- Directed by: Carlos Augusto de Oliveira
- Written by: Carlos Augusto de Oliveira Morten Kirkskov
- Produced by: Hank Levine Ivan Teixeira Thomas Gammeltoft
- Starring: Anders W. Berthelsen Bárbara Garcia David Dencik Vivianne Pasmanter Pablo Rodrigues Iben Hjejle
- Cinematography: Philippe Kress
- Music by: Frithjof Toksvig
- Production companies: Fine & Mellow Productions Ginga Eleven
- Distributed by: Vinny Filmes
- Release dates: 22 October 2010 (São Paulo International Film Festival); 11 May 2011;
- Running time: 95 minutes
- Countries: Brazil Denmark
- Languages: Portuguese Danish English

= Rosa Morena (film) =

2010 film directed by Carlos Augusto de Oliveira

Rosa Morena is a 2010 Danish-Brazilian drama film directed by Carlos Augusto de Oliveira.
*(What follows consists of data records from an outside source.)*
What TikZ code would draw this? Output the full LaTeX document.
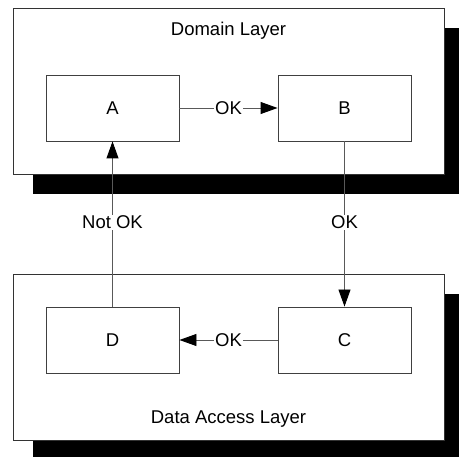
\documentclass[tikz,border=0pt]{standalone}
\usepackage{fontspec}
\setmainfont{Liberation Sans}
\usetikzlibrary{arrows.meta, positioning, shadows}

\tikzset{
  layer/.style={draw=black!80, line width=0.9pt, fill=white, rectangle, minimum width=431pt, minimum height=166pt,
    drop shadow={shadow xshift=20pt, shadow yshift=-20pt, fill=black, opacity=1}},
  unit/.style={draw=black!75, line width=0.9pt, fill=white, rectangle, minimum width=133pt, minimum height=66pt, font=\fontsize{18.5}{22}\selectfont},
  flow/.style={draw=black!65, line width=0.9pt, -{Triangle[length=17pt, width=12pt, color=black]}},
  lbl/.style={fill=white, inner sep=1pt, font=\fontsize{18.5}{22}\selectfont}
}

\begin{document}
\begin{tikzpicture}[x=1pt, y=-1pt]
  \useasboundingbox (0,0) rectangle (459,457);
  % layers
  \node[layer] (domain) at (228.5,91) {};
  \node[layer] (data) at (228.5,357) {};
  \node[font=\fontsize{18.5}{22}\selectfont, below=11pt of domain.north, anchor=north] {Domain Layer};
  \node[font=\fontsize{18.5}{22}\selectfont, above=10pt of data.south, anchor=south] {Data Access Layer};
  % units
  \node[unit] (a) at (112.5,108) {A};
  \node[unit] (b) at (344.5,108) {B};
  \node[unit] (d) at (112.5,340) {D};
  \node[unit] (c) at (344.5,340) {C};
  % connectors
  \draw[flow] (a) -- node[lbl] {OK} (b);
  \draw[flow] (b) -- node[lbl, pos=0.49] {OK} (c);
  \draw[flow] (c) -- node[lbl] {OK} (d);
  \draw[flow] (d) -- node[lbl, pos=0.51] {Not OK} (a);
\end{tikzpicture}
\end{document}
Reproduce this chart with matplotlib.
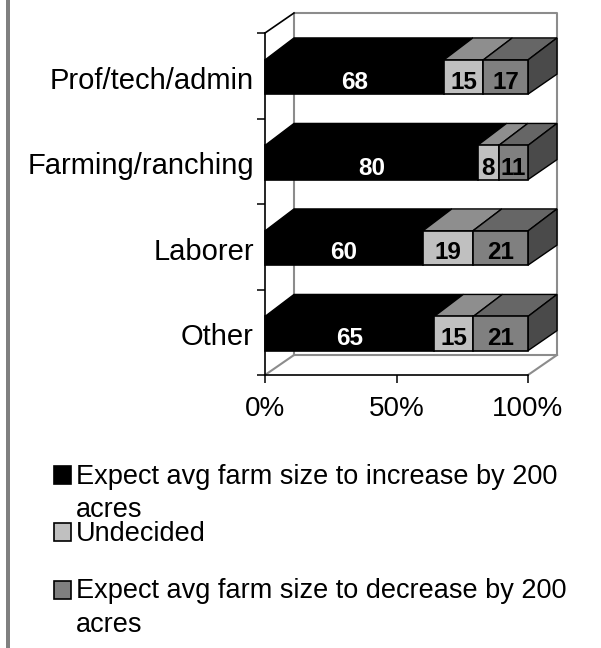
import matplotlib
matplotlib.use("Agg")
import matplotlib.pyplot as plt
from matplotlib.patches import Polygon, Rectangle
import numpy as np

plt.rcParams['font.family'] = ['Liberation Sans', 'DejaVu Sans']

categories = ["Prof/tech/admin", "Farming/ranching", "Laborer", "Other"]
increase = [68, 80, 60, 65]
undecided = [15, 8, 19, 15]
decrease = [17, 11, 21, 21]
xticks = [0, 50, 100]
xticklabels = ["0%", "50%", "100%"]
legend_labels = ["Expect avg farm size to increase by 200\nacres", "Undecided",
                 "Expect avg farm size to decrease by 200\nacres"]

W, H = 601, 648
fig = plt.figure(figsize=(W / 100, H / 100), dpi=100, facecolor="white")
L, R, T, B = 265, 528, 33, 375
ax = fig.add_axes([L / W, 1 - B / H, (R - L) / W, (B - T) / H])
ax.set_xlim(0, 100)
ax.set_ylim(4, 0)
ax.patch.set_visible(False)

DX = 29 / (R - L) * 100
DY = 20 / (B - T) * 4
BAR_DY = 22 / (B - T) * 4
GRID = "#8c8c8c"


def line(xs, ys, color, lw=1.5, z=1):
    ax.plot(xs, ys, color=color, lw=lw, zorder=z, clip_on=False, solid_capstyle="projecting")


# back wall and floor
line([DX, DX, 100 + DX, 100 + DX, DX], [4 - DY, -DY, -DY, 4 - DY, 4 - DY], GRID)
line([0, DX], [4, 4 - DY], GRID)
line([100, 100 + DX], [4, 4 - DY], GRID)
line([0, DX], [0, -DY], "black", 1.2)

front = ["black", "#c0c0c0", "#808080"]
top = ["black", "#8e8e8e", "#666666"]
side = "#4a4a4a"
bar_h = 0.40
text_dy = [0.065, 0.065, 0.05, 0.055]

for i, vals in enumerate(zip(increase, undecided, decrease)):
    total = sum(vals)
    yc = i + 0.515
    y0, y1 = yc - bar_h / 2, yc + bar_h / 2
    left = 0.0
    for j, v in enumerate(vals):
        w = v / total * 100
        ax.add_patch(Polygon([(left, y0), (left + DX, y0 - BAR_DY), (left + w + DX, y0 - BAR_DY), (left + w, y0)],
                             closed=True, fc=top[j], ec="black", lw=1.0, zorder=3, clip_on=False))
        ax.add_patch(Rectangle((left, y0), w, bar_h, fc=front[j], ec="black", lw=1.2, zorder=4, clip_on=False))
        ax.text(left + w / 2, yc + text_dy[i], str(v), ha="center", va="center", fontsize=17.5,
                fontweight="bold", color="white" if j == 0 else "black", zorder=6)
        left += w
    ax.add_patch(Polygon([(100, y0), (100 + DX, y0 - BAR_DY), (100 + DX, y1 - DY), (100, y1)],
                         closed=True, fc=side, ec="black", lw=1.0, zorder=3, clip_on=False))

for s in ["top", "right"]:
    ax.spines[s].set_visible(False)
for s in ["left", "bottom"]:
    ax.spines[s].set_linewidth(1.2)
    ax.spines[s].set_zorder(5)

ax.set_xticks(xticks)
ax.set_xticklabels(xticklabels, fontsize=20)
ax.tick_params(axis="x", length=5.8, width=1.1, pad=9)
ax.set_yticks(range(5))
ax.set_yticklabels([])
ax.tick_params(axis="y", which="major", length=5.8, width=1.1)
ax.set_yticks(np.arange(4) + 0.525, minor=True)
ax.set_yticklabels(categories, minor=True, fontsize=21)
ax.tick_params(axis="y", which="minor", length=0, pad=8)

# page rule on the left
fig.add_artist(Rectangle((6 / W, 0), 4 / W, 1, transform=fig.transFigure, fc="#808080", ec="none"))


def px(x, y):
    return x / W, 1 - y / H


# legend
swatches = ["black", "#c0c0c0", "#808080"]
sw_top = [466, 523, 581]
txt_base = [483.5, 541, 598.5]
for lab, c, st, b in zip(legend_labels, swatches, sw_top, txt_base):
    x, y = px(53.5, st + 17.5)
    fig.add_artist(Rectangle((x, y), 17.5 / W, 17.5 / H, transform=fig.transFigure,
                             fc=c, ec="black", lw=1.2))
    lines = lab.split("\n")
    for k, t in enumerate(lines):
        tx, ty = px(76, b + k * 33.5)
        fig.text(tx, ty, t, fontsize=19.55, ha="left", va="baseline", color="black")

fig.savefig("out.png", dpi=100, facecolor="white")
The film premiered at the 2010 São Paulo International Film Festival.

== Plot ==
Unable to adopt a child in Denmark, Thomas, a 42-year-old architect, travels to Brazil to try to realize the dream of being a father. In São Paulo, he meets Jakob, an old Danish friend who introduces him to Maria, a humble young woman who is pregnant from her third child. She enters into an agreement with Thomas to donate the baby in exchange for better living conditions. Thomas moves to the house of Maria and their relationship evolves in unexpected ways.